Goal: Retype every line from the start of the data down to and including the line with "90, 95, 100];". Skip the pictures.

== Collected material

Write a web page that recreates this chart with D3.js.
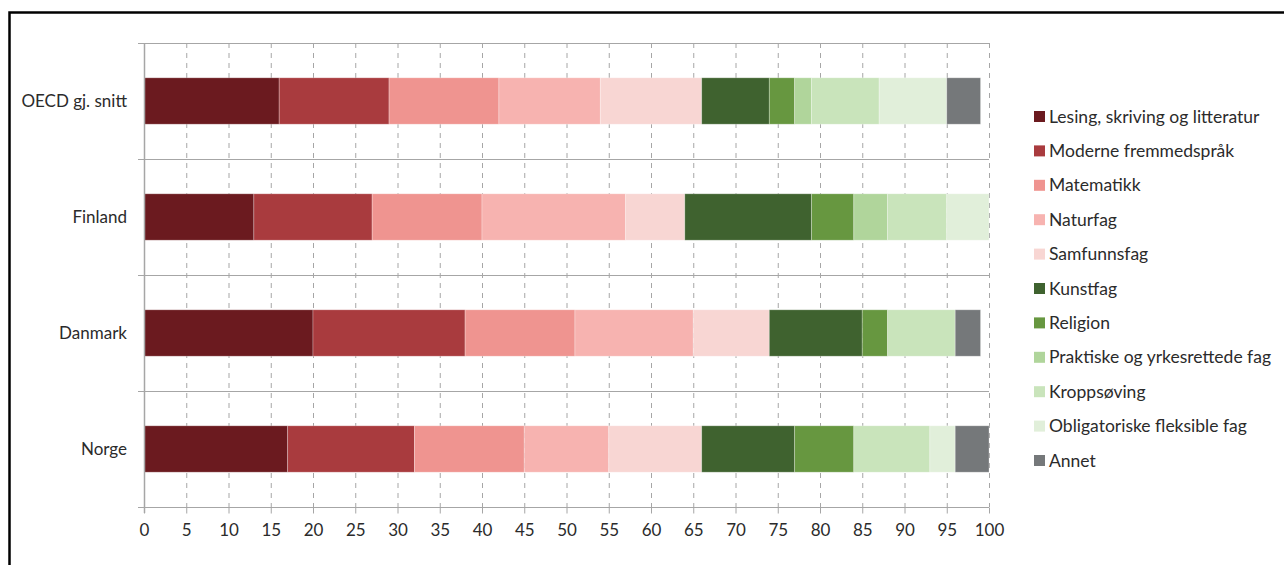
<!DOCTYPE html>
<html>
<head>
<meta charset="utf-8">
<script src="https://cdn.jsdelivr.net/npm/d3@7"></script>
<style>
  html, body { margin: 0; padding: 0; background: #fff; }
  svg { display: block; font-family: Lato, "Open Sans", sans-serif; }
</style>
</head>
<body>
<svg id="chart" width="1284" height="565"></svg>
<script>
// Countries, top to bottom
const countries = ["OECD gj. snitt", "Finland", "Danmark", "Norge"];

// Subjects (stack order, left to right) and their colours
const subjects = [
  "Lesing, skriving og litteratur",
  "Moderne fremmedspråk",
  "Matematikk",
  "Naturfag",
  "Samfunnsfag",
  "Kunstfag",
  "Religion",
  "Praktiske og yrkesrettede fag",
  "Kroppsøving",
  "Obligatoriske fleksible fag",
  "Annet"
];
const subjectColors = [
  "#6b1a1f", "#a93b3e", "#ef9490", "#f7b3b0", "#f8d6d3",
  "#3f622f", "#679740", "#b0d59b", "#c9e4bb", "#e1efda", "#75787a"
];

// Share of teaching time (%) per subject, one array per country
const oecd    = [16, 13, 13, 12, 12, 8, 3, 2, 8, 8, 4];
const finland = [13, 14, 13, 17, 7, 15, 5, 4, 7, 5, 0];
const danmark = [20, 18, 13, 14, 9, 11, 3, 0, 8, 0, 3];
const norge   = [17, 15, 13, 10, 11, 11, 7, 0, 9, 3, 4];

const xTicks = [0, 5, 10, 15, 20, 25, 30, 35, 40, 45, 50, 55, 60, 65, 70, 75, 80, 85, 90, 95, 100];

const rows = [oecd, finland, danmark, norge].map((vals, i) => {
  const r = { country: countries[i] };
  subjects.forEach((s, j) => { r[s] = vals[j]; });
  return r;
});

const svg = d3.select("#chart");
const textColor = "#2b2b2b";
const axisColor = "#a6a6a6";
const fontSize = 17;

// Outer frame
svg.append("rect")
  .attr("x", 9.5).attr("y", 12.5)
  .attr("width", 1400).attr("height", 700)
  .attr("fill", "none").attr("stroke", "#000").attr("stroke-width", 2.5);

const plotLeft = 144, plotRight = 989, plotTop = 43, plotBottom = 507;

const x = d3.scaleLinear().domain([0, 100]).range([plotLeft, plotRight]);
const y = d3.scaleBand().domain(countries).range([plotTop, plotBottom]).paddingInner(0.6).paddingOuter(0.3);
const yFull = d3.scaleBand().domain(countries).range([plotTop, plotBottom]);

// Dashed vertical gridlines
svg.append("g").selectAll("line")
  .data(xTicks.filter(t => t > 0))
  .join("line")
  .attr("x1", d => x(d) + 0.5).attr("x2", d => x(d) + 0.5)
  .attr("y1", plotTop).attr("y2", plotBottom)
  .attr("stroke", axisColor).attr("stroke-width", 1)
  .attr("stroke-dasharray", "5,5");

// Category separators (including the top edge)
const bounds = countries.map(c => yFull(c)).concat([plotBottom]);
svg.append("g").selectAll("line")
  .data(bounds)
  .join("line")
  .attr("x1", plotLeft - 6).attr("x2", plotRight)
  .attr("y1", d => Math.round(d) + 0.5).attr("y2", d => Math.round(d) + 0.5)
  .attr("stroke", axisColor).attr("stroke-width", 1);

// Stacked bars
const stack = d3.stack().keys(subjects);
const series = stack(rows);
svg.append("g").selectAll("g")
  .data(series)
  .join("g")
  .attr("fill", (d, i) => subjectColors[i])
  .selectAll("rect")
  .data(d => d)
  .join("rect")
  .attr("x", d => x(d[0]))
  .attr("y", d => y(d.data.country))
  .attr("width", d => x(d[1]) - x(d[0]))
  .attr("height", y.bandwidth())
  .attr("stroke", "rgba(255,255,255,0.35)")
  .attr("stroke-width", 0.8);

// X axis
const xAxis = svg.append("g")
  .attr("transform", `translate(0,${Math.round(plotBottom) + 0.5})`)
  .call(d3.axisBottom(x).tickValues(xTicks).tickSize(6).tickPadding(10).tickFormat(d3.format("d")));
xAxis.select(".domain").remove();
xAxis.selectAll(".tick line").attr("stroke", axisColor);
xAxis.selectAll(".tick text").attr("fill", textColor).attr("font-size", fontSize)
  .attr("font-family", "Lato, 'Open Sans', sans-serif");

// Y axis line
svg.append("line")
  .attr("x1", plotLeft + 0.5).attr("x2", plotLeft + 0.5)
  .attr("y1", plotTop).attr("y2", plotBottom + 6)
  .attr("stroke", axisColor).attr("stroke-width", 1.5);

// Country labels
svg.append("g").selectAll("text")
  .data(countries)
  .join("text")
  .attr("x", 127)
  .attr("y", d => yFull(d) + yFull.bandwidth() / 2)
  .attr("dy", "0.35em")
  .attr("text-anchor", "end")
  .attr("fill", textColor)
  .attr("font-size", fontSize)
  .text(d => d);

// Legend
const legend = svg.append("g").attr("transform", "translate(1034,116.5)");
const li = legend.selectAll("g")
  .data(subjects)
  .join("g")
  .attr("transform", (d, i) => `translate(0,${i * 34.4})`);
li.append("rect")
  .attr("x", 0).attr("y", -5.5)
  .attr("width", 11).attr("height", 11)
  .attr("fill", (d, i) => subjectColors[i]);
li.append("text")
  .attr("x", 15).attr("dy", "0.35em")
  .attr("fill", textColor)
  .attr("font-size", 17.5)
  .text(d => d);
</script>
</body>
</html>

====

Full output:
Write a web page that recreates this chart with D3.js.
<!DOCTYPE html>
<html>
<head>
<meta charset="utf-8">
<script src="https://cdn.jsdelivr.net/npm/d3@7"></script>
<style>
  html, body { margin: 0; padding: 0; background: #fff; }
  svg { display: block; font-family: Lato, "Open Sans", sans-serif; }
</style>
</head>
<body>
<svg id="chart" width="1284" height="565"></svg>
<script>
// Countries, top to bottom
const countries = ["OECD gj. snitt", "Finland", "Danmark", "Norge"];

// Subjects (stack order, left to right) and their colours
const subjects = [
  "Lesing, skriving og litteratur",
  "Moderne fremmedspråk",
  "Matematikk",
  "Naturfag",
  "Samfunnsfag",
  "Kunstfag",
  "Religion",
  "Praktiske og yrkesrettede fag",
  "Kroppsøving",
  "Obligatoriske fleksible fag",
  "Annet"
];
const subjectColors = [
  "#6b1a1f", "#a93b3e", "#ef9490", "#f7b3b0", "#f8d6d3",
  "#3f622f", "#679740", "#b0d59b", "#c9e4bb", "#e1efda", "#75787a"
];

// Share of teaching time (%) per subject, one array per country
const oecd    = [16, 13, 13, 12, 12, 8, 3, 2, 8, 8, 4];
const finland = [13, 14, 13, 17, 7, 15, 5, 4, 7, 5, 0];
const danmark = [20, 18, 13, 14, 9, 11, 3, 0, 8, 0, 3];
const norge   = [17, 15, 13, 10, 11, 11, 7, 0, 9, 3, 4];

const xTicks = [0, 5, 10, 15, 20, 25, 30, 35, 40, 45, 50, 55, 60, 65, 70, 75, 80, 85, 90, 95, 100];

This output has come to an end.